Return the listing below unchanged, minus its pictures.
— begin SUPPLIED DATA —
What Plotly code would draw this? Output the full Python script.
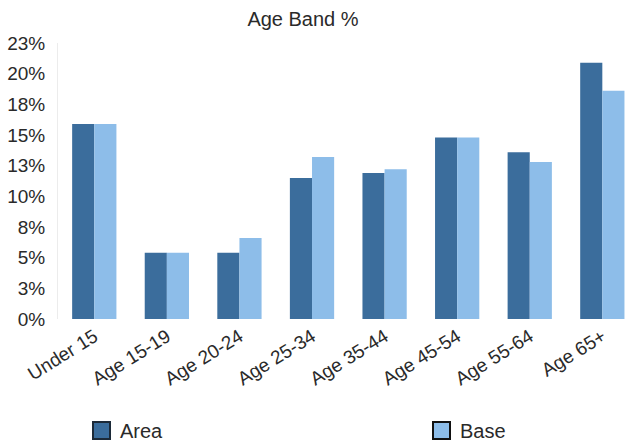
import plotly.graph_objects as go

# Age band shares (%) for the area and the comparison base
categories = ["Under 15", "Age 15-19", "Age 20-24", "Age 25-34",
              "Age 35-44", "Age 45-54", "Age 55-64", "Age 65+"]
area = [15.9, 5.4, 5.4, 11.5, 11.9, 14.8, 13.6, 20.9]
base = [15.9, 5.4, 6.6, 13.2, 12.2, 14.8, 12.8, 18.6]

y_ticks = [0, 2.5, 5, 7.5, 10, 12.5, 15, 17.5, 20, 22.5]
y_tick_text = ["0%", "3%", "5%", "8%", "10%", "13%", "15%", "18%", "20%", "23%"]

AREA_COLOR = "#3b6d9c"
BASE_COLOR = "#8dbde9"
TEXT_COLOR = "#2a2a2a"
FONT = "Liberation Sans, Arial, sans-serif"

W, H = 627, 444
L, R, T, B = 58, 0, 43, 125

fig = go.Figure()
fig.add_trace(go.Bar(name="Area", x=categories, y=area,
                     marker=dict(color=AREA_COLOR, line=dict(width=0))))
fig.add_trace(go.Bar(name="Base", x=categories, y=base,
                     marker=dict(color=BASE_COLOR, line=dict(width=0))))

plot_w = W - L - R
plot_h = H - T - B


def px_x(px):
    return (px - L) / plot_w


def px_y(py):
    return (H - B - py) / plot_h


# hand-drawn legend below the axis labels
legend_items = [("Area", AREA_COLOR, "#1c2a38", 93), ("Base", BASE_COLOR, "#111111", 433)]
shapes = []
annotations = []
for name, fill, edge, left in legend_items:
    shapes.append(dict(type="rect", xref="paper", yref="paper",
                       x0=px_x(left), x1=px_x(left + 17),
                       y0=px_y(439), y1=px_y(422),
                       fillcolor=fill, line=dict(color=edge, width=2)))
    annotations.append(dict(text=name, xref="paper", yref="paper",
                            x=px_x(left + 25), y=px_y(431),
                            xanchor="left", yanchor="middle", showarrow=False,
                            font=dict(family=FONT, size=20, color=TEXT_COLOR)))

fig.update_layout(
    width=W, height=H,
    margin=dict(l=L, r=R, t=T, b=B, pad=0),
    paper_bgcolor="white", plot_bgcolor="white",
    barmode="group", bargap=0.39, bargroupgap=0,
    showlegend=False,
    title=dict(text="Age Band %", x=303 / W, xanchor="center",
               y=1 - 19 / H, yanchor="middle",
               font=dict(family=FONT, size=20, color=TEXT_COLOR)),
    font=dict(family=FONT, size=19, color=TEXT_COLOR),
    shapes=shapes,
    annotations=annotations,
)
fig.update_xaxes(range=[-0.5, 7.34], tickangle=-32, showgrid=False,
                 showline=False, ticks="", ticklabelstandoff=2,
                 tickfont=dict(family=FONT, size=19, color=TEXT_COLOR))
fig.update_yaxes(range=[0, 22.5], tickvals=y_ticks, ticktext=y_tick_text,
                 showgrid=False, zeroline=False, showline=True,
                 linecolor="#ececec", linewidth=1, ticks="",
                 ticklabelstandoff=8,
                 tickfont=dict(family=FONT, size=19, color=TEXT_COLOR))

fig.write_html("out.html")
— end SUPPLIED DATA —
## TASK OUTPUT
What Plotly code would draw this? Output the full Python script.
import plotly.graph_objects as go

# Age band shares (%) for the area and the comparison base
categories = ["Under 15", "Age 15-19", "Age 20-24", "Age 25-34",
              "Age 35-44", "Age 45-54", "Age 55-64", "Age 65+"]
area = [15.9, 5.4, 5.4, 11.5, 11.9, 14.8, 13.6, 20.9]
base = [15.9, 5.4, 6.6, 13.2, 12.2, 14.8, 12.8, 18.6]

y_ticks = [0, 2.5, 5, 7.5, 10, 12.5, 15, 17.5, 20, 22.5]
y_tick_text = ["0%", "3%", "5%", "8%", "10%", "13%", "15%", "18%", "20%", "23%"]

AREA_COLOR = "#3b6d9c"
BASE_COLOR = "#8dbde9"
TEXT_COLOR = "#2a2a2a"
FONT = "Liberation Sans, Arial, sans-serif"

W, H = 627, 444
L, R, T, B = 58, 0, 43, 125

fig = go.Figure()
fig.add_trace(go.Bar(name="Area", x=categories, y=area,
                     marker=dict(color=AREA_COLOR, line=dict(width=0))))
fig.add_trace(go.Bar(name="Base", x=categories, y=base,
                     marker=dict(color=BASE_COLOR, line=dict(width=0))))

plot_w = W - L - R
plot_h = H - T - B


def px_x(px):
    return (px - L) / plot_w


def px_y(py):
    return (H - B - py) / plot_h


# hand-drawn legend below the axis labels
legend_items = [("Area", AREA_COLOR, "#1c2a38", 93), ("Base", BASE_COLOR, "#111111", 433)]
shapes = []
annotations = []
for name, fill, edge, left in legend_items:
    shapes.append(dict(type="rect", xref="paper", yref="paper",
                       x0=px_x(left), x1=px_x(left + 17),
                       y0=px_y(439), y1=px_y(422),
                       fillcolor=fill, line=dict(color=edge, width=2)))
    annotations.append(dict(text=name, xref="paper", yref="paper",
                            x=px_x(left + 25), y=px_y(431),
                            xanchor="left", yanchor="middle", showarrow=False,
                            font=dict(family=FONT, size=20, color=TEXT_COLOR)))

fig.update_layout(
    width=W, height=H,
    margin=dict(l=L, r=R, t=T, b=B, pad=0),
    paper_bgcolor="white", plot_bgcolor="white",
    barmode="group", bargap=0.39, bargroupgap=0,
    showlegend=False,
    title=dict(text="Age Band %", x=303 / W, xanchor="center",
               y=1 - 19 / H, yanchor="middle",
               font=dict(family=FONT, size=20, color=TEXT_COLOR)),
    font=dict(family=FONT, size=19, color=TEXT_COLOR),
    shapes=shapes,
    annotations=annotations,
)
fig.update_xaxes(range=[-0.5, 7.34], tickangle=-32, showgrid=False,
                 showline=False, ticks="", ticklabelstandoff=2,
                 tickfont=dict(family=FONT, size=19, color=TEXT_COLOR))
fig.update_yaxes(range=[0, 22.5], tickvals=y_ticks, ticktext=y_tick_text,
                 showgrid=False, zeroline=False, showline=True,
                 linecolor="#ececec", linewidth=1, ticks="",
                 ticklabelstandoff=8,
                 tickfont=dict(family=FONT, size=19, color=TEXT_COLOR))

fig.write_html("out.html")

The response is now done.